En el orden físico de nuestra vida, llamamos madre a la que nos da vida en su seno y en su momento nos hace entrar en este mundo, con la primera pascua del hombre que es el parto. En el misterio de Dios sucede igual. Es Madre nuestra la que nos hace entrar en la vida de Dios, la que nos da a luz en Dios y nos hace entrar en la Vida Eterna, que es el conocimiento del Verbo eterno. Cuando llamo a María Madre de Dios, no solo reconozco que fue madre de Jesús de Nazaret, y que Jesús es Dios entre nosotros, sino también que es madre de esa realidad en mí, porque me está abriendo el camino eterno de conocimiento del Padre, del Hijo y del Espíritu de Dios.
Reina de mis sonrisas y mis llantos
La relación personalísima y única de cada uno con María como su madre en la luz de Dios, como la que lo abre al mundo de la gracia de Dios, o lo da a Luz en Dios, es una de las verdades de experiencia más tiernas y únicas de la religión cristiana católica. Su técnica uterina de maternidad virginal tiene dos salidas.

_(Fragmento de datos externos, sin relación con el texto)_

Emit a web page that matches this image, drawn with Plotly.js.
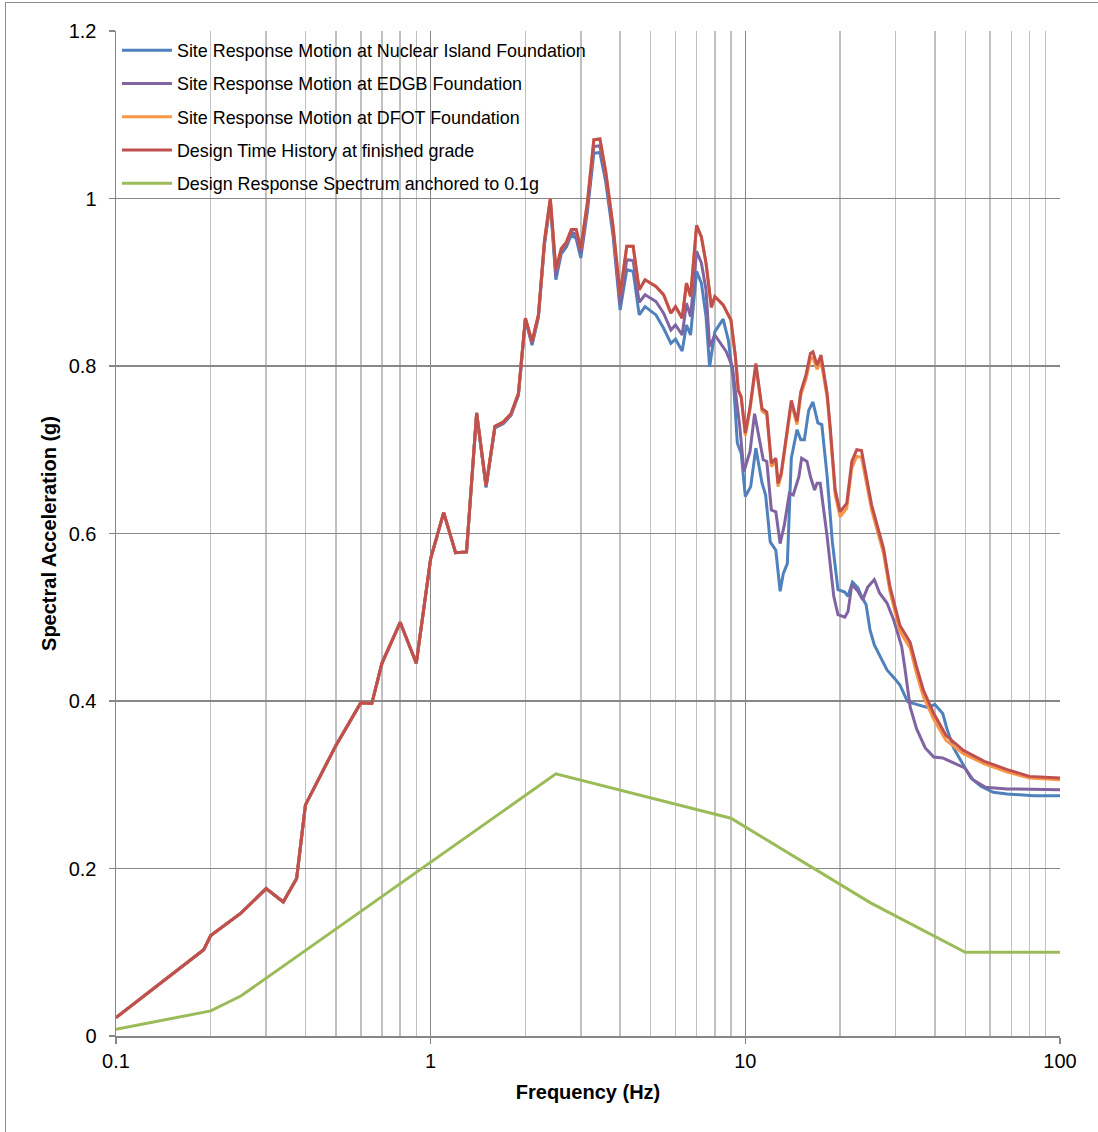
<!DOCTYPE html>
<html>
<head>
<meta charset="utf-8">
<script src="https://cdn.plot.ly/plotly-3.0.1.min.js"></script>
<style>
  html, body { margin: 0; padding: 0; background: #fff; overflow: hidden; }
  #chart { width: 1098px; height: 1132px; }
  #frame { position: absolute; left: 5px; top: 2px; width: 2000px; height: 2000px;
           border-left: 1.5px solid #8c8c8c; border-top: 1.5px solid #8c8c8c; pointer-events: none; }
</style>
</head>
<body>
<div id="chart"></div>
<div id="frame"></div>
<script>
// ---- Data ----
const seriesNames = [
  "Site Response Motion at Nuclear Island Foundation",
  "Site Response Motion at EDGB Foundation",
  "Site Response Motion at DFOT Foundation",
  "Design Time History at finished grade",
  "Design Response Spectrum anchored to 0.1g"
];

// Design time history (red) and DFOT (orange) share frequencies
const freqTH = [
  0.1, 0.19, 0.2, 0.25, 0.3, 0.34, 0.375, 0.4, 0.5, 0.6,
  0.65, 0.7, 0.8, 0.9, 1.0, 1.1, 1.2, 1.3, 1.4, 1.5,
  1.6, 1.7, 1.8, 1.9, 2.0, 2.1, 2.2, 2.3, 2.4, 2.5,
  2.6, 2.7, 2.8, 2.9, 3.0, 3.15, 3.3, 3.45, 3.6, 3.8,
  4.0, 4.2, 4.4, 4.6, 4.8, 5.2, 5.5, 5.8, 6.0, 6.3,
  6.5, 6.7, 7.0, 7.25, 7.5, 7.8, 8.0, 8.5, 9.0, 9.3,
  9.5, 9.7, 10, 10.35, 10.8, 11.3, 11.7, 12.1, 12.5, 12.7,
  13.0, 14.0, 14.6, 15.0, 15.6, 16.1, 16.4, 16.9, 17.4, 18.2,
  18.6, 19.3, 20, 21, 21.8, 22.6, 23.4, 25.2, 27.5, 28.8,
  31, 33.4, 35, 36.8, 39.7, 43.4, 49.3, 57.5, 68, 80, 100
];
const designTH = [
  0.022, 0.103, 0.120, 0.147, 0.176, 0.160, 0.188, 0.276, 0.347, 0.398,
  0.397, 0.445, 0.494, 0.445, 0.570, 0.625, 0.577, 0.578, 0.744, 0.657,
  0.728, 0.733, 0.743, 0.767, 0.857, 0.829, 0.861, 0.950, 1.000, 0.915,
  0.940, 0.948, 0.963, 0.963, 0.940, 0.996, 1.070, 1.071, 1.032, 0.966,
  0.885, 0.943, 0.943, 0.891, 0.903, 0.895, 0.885, 0.863, 0.871, 0.857,
  0.899, 0.883, 0.968, 0.954, 0.923, 0.870, 0.883, 0.873, 0.855, 0.811,
  0.771, 0.763, 0.720, 0.751, 0.803, 0.749, 0.745, 0.684, 0.690, 0.660,
  0.672, 0.759, 0.734, 0.769, 0.790, 0.815, 0.817, 0.801, 0.813, 0.767,
  0.728, 0.652, 0.626, 0.636, 0.686, 0.700, 0.699, 0.634, 0.582, 0.537,
  0.490, 0.470, 0.441, 0.413, 0.385, 0.359, 0.341, 0.328, 0.318, 0.310, 0.308
];
const dfot = [
  0.022, 0.103, 0.120, 0.147, 0.176, 0.160, 0.188, 0.276, 0.347, 0.398,
  0.397, 0.445, 0.494, 0.445, 0.570, 0.625, 0.577, 0.578, 0.744, 0.657,
  0.728, 0.733, 0.743, 0.767, 0.857, 0.829, 0.861, 0.950, 1.000, 0.915,
  0.940, 0.948, 0.963, 0.963, 0.940, 0.996, 1.070, 1.071, 1.032, 0.966,
  0.885, 0.943, 0.943, 0.891, 0.903, 0.895, 0.885, 0.863, 0.871, 0.857,
  0.899, 0.883, 0.968, 0.954, 0.923, 0.870, 0.883, 0.873, 0.855, 0.811,
  0.771, 0.763, 0.717, 0.748, 0.800, 0.746, 0.742, 0.680, 0.686, 0.656,
  0.669, 0.755, 0.730, 0.765, 0.785, 0.808, 0.810, 0.796, 0.806, 0.762,
  0.723, 0.646, 0.620, 0.630, 0.678, 0.692, 0.691, 0.628, 0.576, 0.531,
  0.483, 0.463, 0.433, 0.405, 0.378, 0.353, 0.337, 0.325, 0.315, 0.308, 0.306
];

// Nuclear Island foundation (blue)
const freqNI = [
  0.1, 0.19, 0.2, 0.25, 0.3, 0.34, 0.375, 0.4, 0.5, 0.6,
  0.65, 0.7, 0.8, 0.9, 1.0, 1.1, 1.2, 1.3, 1.4, 1.5,
  1.6, 1.7, 1.8, 1.9, 2.0, 2.1, 2.2, 2.3, 2.4, 2.5,
  2.6, 2.7, 2.8, 2.9, 3.0, 3.15, 3.3, 3.45, 3.6, 3.8,
  4.0, 4.2, 4.4, 4.6, 4.8, 5.2, 5.5, 5.8, 6.0, 6.3,
  6.5, 6.7, 7.0, 7.25, 7.5, 7.7, 8.0, 8.5, 8.83, 9.16,
  9.43, 9.7, 10, 10.4, 10.8, 11.3, 11.6, 12.0, 12.5, 12.9,
  13.2, 13.6, 14.0, 14.6, 15.0, 15.4, 15.9, 16.4, 17.0, 17.5,
  18.2, 18.9, 19.7, 20.7, 21.2, 21.9, 22.8, 23.4, 24.2, 24.9,
  25.7, 26.7, 28.2, 29.8, 31.0, 32.8, 36.0, 38.1, 40, 42.4,
  43.7, 45.9, 48.9, 52.1, 56.2, 61.4, 67.9, 82.6, 100
];
const nuclearIsland = [
  0.022, 0.103, 0.120, 0.147, 0.176, 0.160, 0.188, 0.276, 0.347, 0.398,
  0.397, 0.445, 0.494, 0.445, 0.570, 0.625, 0.577, 0.578, 0.743, 0.655,
  0.726, 0.731, 0.741, 0.765, 0.855, 0.825, 0.858, 0.945, 0.995, 0.903,
  0.934, 0.942, 0.957, 0.952, 0.929, 0.985, 1.054, 1.055, 1.020, 0.955,
  0.867, 0.915, 0.913, 0.861, 0.871, 0.861, 0.845, 0.827, 0.832, 0.818,
  0.849, 0.837, 0.913, 0.899, 0.859, 0.799, 0.841, 0.856, 0.831, 0.783,
  0.708, 0.696, 0.644, 0.656, 0.702, 0.660, 0.646, 0.590, 0.580, 0.531,
  0.552, 0.564, 0.690, 0.724, 0.712, 0.712, 0.747, 0.757, 0.732, 0.730,
  0.668, 0.590, 0.533, 0.530, 0.525, 0.542, 0.535, 0.525, 0.515, 0.485,
  0.467, 0.455, 0.437, 0.427, 0.419, 0.399, 0.395, 0.392, 0.396, 0.385,
  0.367, 0.344, 0.326, 0.308, 0.298, 0.291, 0.289, 0.287, 0.287
];

// EDGB foundation (purple)
const freqEDGB = [
  0.1, 0.19, 0.2, 0.25, 0.3, 0.34, 0.375, 0.4, 0.5, 0.6,
  0.65, 0.7, 0.8, 0.9, 1.0, 1.1, 1.2, 1.3, 1.4, 1.5,
  1.6, 1.7, 1.8, 1.9, 2.0, 2.1, 2.2, 2.3, 2.4, 2.5,
  2.6, 2.7, 2.8, 2.9, 3.0, 3.15, 3.3, 3.45, 3.6, 3.8,
  4.0, 4.2, 4.4, 4.6, 4.8, 5.2, 5.5, 5.8, 6.0, 6.3,
  6.5, 6.7, 7.0, 7.25, 7.5, 7.7, 8.0, 8.7, 9.1, 9.35,
  9.6, 9.9, 10.35, 10.7, 11.2, 11.4, 11.7, 12.1, 12.5, 12.9,
  13.3, 13.8, 14.2, 14.8, 15.1, 15.7, 16.1, 16.6, 16.9, 17.3,
  18.2, 19.1, 19.7, 20.7, 21.2, 21.8, 22.8, 23.6, 24.5, 25.7,
  26.7, 28.2, 29.6, 31.4, 32.2, 33.4, 35.0, 37.3, 39.7, 42.4,
  45.9, 49.8, 52.9, 58.0, 67.9, 100
];
const edgb = [
  0.022, 0.103, 0.120, 0.147, 0.176, 0.160, 0.188, 0.276, 0.347, 0.398,
  0.397, 0.445, 0.494, 0.445, 0.570, 0.625, 0.577, 0.578, 0.744, 0.656,
  0.727, 0.732, 0.742, 0.766, 0.856, 0.827, 0.860, 0.947, 0.997, 0.908,
  0.937, 0.945, 0.960, 0.957, 0.934, 0.990, 1.062, 1.063, 1.026, 0.960,
  0.873, 0.927, 0.926, 0.876, 0.885, 0.877, 0.863, 0.843, 0.849, 0.837,
  0.875, 0.859, 0.937, 0.923, 0.891, 0.823, 0.837, 0.817, 0.799, 0.759,
  0.728, 0.674, 0.698, 0.743, 0.704, 0.688, 0.686, 0.628, 0.626, 0.588,
  0.610, 0.648, 0.646, 0.668, 0.690, 0.686, 0.668, 0.652, 0.660, 0.660,
  0.596, 0.525, 0.503, 0.500, 0.507, 0.539, 0.531, 0.521, 0.536, 0.545,
  0.529, 0.517, 0.497, 0.465, 0.437, 0.393, 0.367, 0.344, 0.333, 0.332,
  0.326, 0.320, 0.306, 0.297, 0.295, 0.294
];

// Design response spectrum (green)
const freqDRS = [0.1, 0.2, 0.25, 2.5, 9, 25, 50, 100];
const designRS = [0.008, 0.030, 0.048, 0.313, 0.260, 0.159, 0.100, 0.100];

// Axis ticks
const yTicks = [0, 0.2, 0.4, 0.6, 0.8, 1, 1.2];
const xTicks = [0.1, 1, 10, 100];
const xTickText = ["0.1", "1", "10", "100"];

// ---- Plot ----
const colors = ["#4F81BD", "#8064A2", "#F79646", "#C0504D", "#9BBB59"];
const xs = [freqNI, freqEDGB, freqTH, freqTH, freqDRS];
const ys = [nuclearIsland, edgb, dfot, designTH, designRS];

const traces = seriesNames.map((name, i) => ({
  type: "scatter",
  mode: "lines",
  name: name,
  x: xs[i],
  y: ys[i],
  legendgroup: "g" + i,
  line: { color: colors[i], width: 3 }
}));

const font = "Liberation Sans, Arial, sans-serif";
const layout = {
  width: 1098,
  height: 1132,
  margin: { l: 116, r: 38, t: 31, b: 96, pad: 0 },
  paper_bgcolor: "#ffffff",
  plot_bgcolor: "#ffffff",
  font: { family: font, size: 18, color: "#000000" },
  showlegend: true,
  legend: {
    x: 0.001, y: 0.999, xanchor: "left", yanchor: "top",
    bgcolor: "rgba(0,0,0,0)", borderwidth: 0,
    traceorder: "grouped", tracegroupgap: 7, itemwidth: 50,
    font: { family: font, size: 17.9, color: "#000000" }
  },
  xaxis: {
    type: "log",
    range: [-1, 2],
    tickmode: "array",
    tickvals: xTicks,
    ticktext: xTickText,
    ticks: "outside", ticklen: 6, tickcolor: "#868686", tickwidth: 1.5,
    showgrid: true, gridcolor: "#878787", gridwidth: 1.5,
    minor: { dtick: "D1", showgrid: true, gridcolor: "#c0c0c0", gridwidth: 1.5, ticks: "" },
    showline: true, linecolor: "#868686", linewidth: 1.5,
    zeroline: false,
    tickfont: { family: font, size: 20, color: "#000" },
    title: { text: "<b>Frequency (Hz)</b>", font: { family: font, size: 20, color: "#000" }, standoff: 14 }
  },
  yaxis: {
    range: [0, 1.2],
    tickmode: "array",
    tickvals: yTicks,
    ticks: "outside", ticklen: 6, tickcolor: "#868686", tickwidth: 1.5,
    showgrid: true, gridcolor: "#878787", gridwidth: 1.5,
    showline: true, linecolor: "#868686", linewidth: 1.5,
    zeroline: false,
    ticklabelstandoff: 8,
    tickfont: { family: font, size: 20, color: "#000" },
    title: { text: "<b>Spectral Acceleration (g)</b>", font: { family: font, size: 20, color: "#000" }, standoff: 6 }
  }
};

Plotly.newPlot("chart", traces, layout, { staticPlot: true, displayModeBar: false });
</script>
</body>
</html>
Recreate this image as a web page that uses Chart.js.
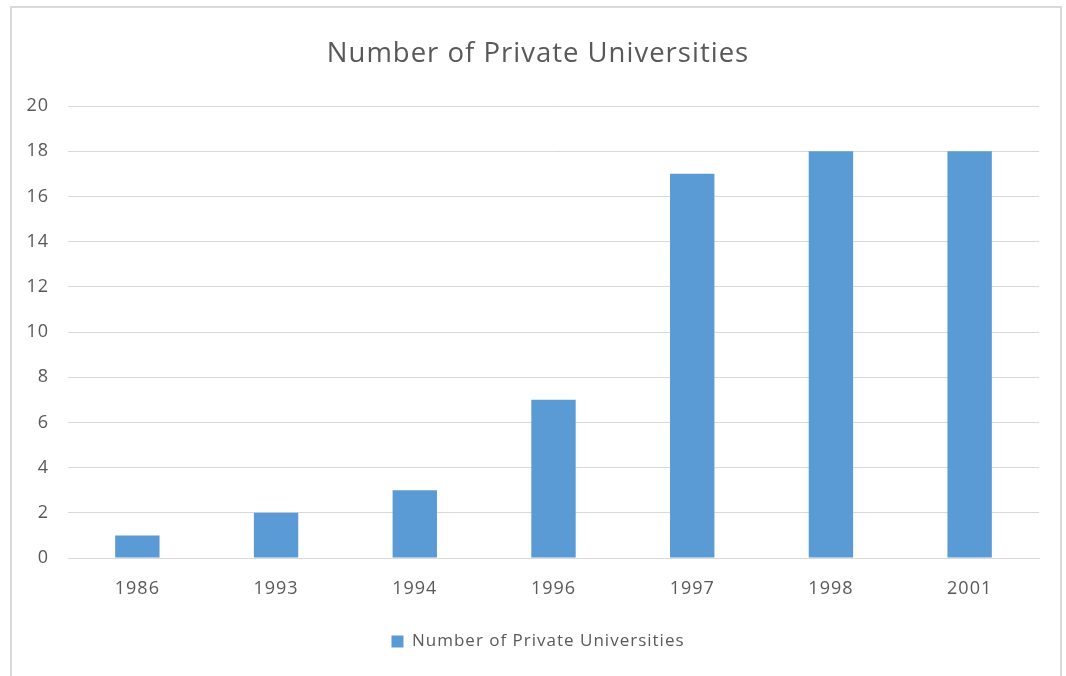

Una hacia el mundo, como todas las madres de la raza humana, con la que dio a luz al hombre Jesús en este cosmos, y otra hacia Dios, con la que nos concibe y pare a nosotros en el mundo del Espíritu, en el seno de Dios. Conocer a Dios desde María es tan seguro como conocer el mundo desde los brazos de la madre física.
De ella aprendemos el “idioma materno”, esa forma de hablar y de expresarnos que nos es connatural, y que se aprende de los labios, los gestos, las expresiones, los tonos y cadencias de voz de la madre física. En el misterio de la vida en Dios, el idioma de la piedad se aprende por María. Aunque Dios es Padre y Madre de todos los hombres, los que hablan el “idioma materno” de María, que es el mismo Logos del Padre, le son muy aceptos a Dios, muy queridos, porque en ellos tiene puesta también su “complacencia”, su eudokía, (buena voluntad, agrado) como en su propio Hijo.
Pero su misión maternal no es solo darnos un idioma, una forma de expresarnos para hablar con Dios, sino que su maternidad en nosotros es también ontológica. No se puede ver a Dios si no nos convertimos en luz como Él es luz, y en amor como Él es amor. Es en esa conversión o metamorfosis donde interviene María, porque así lo han querido el Padre y su Hijo. No digo que no pueda acercarse o asemejarse a Dios alguien que no conozca a María, porque en el seno del Padre hay muchas moradas y formas de ser, lo que aseguro es que la invocación de María como Madre, y el camino de la humildad que ella patrocina, es un instrumento seguro de deificación, de entrada rápida en la familia de Dios, la que escucha, guarda y cumple su Palabra.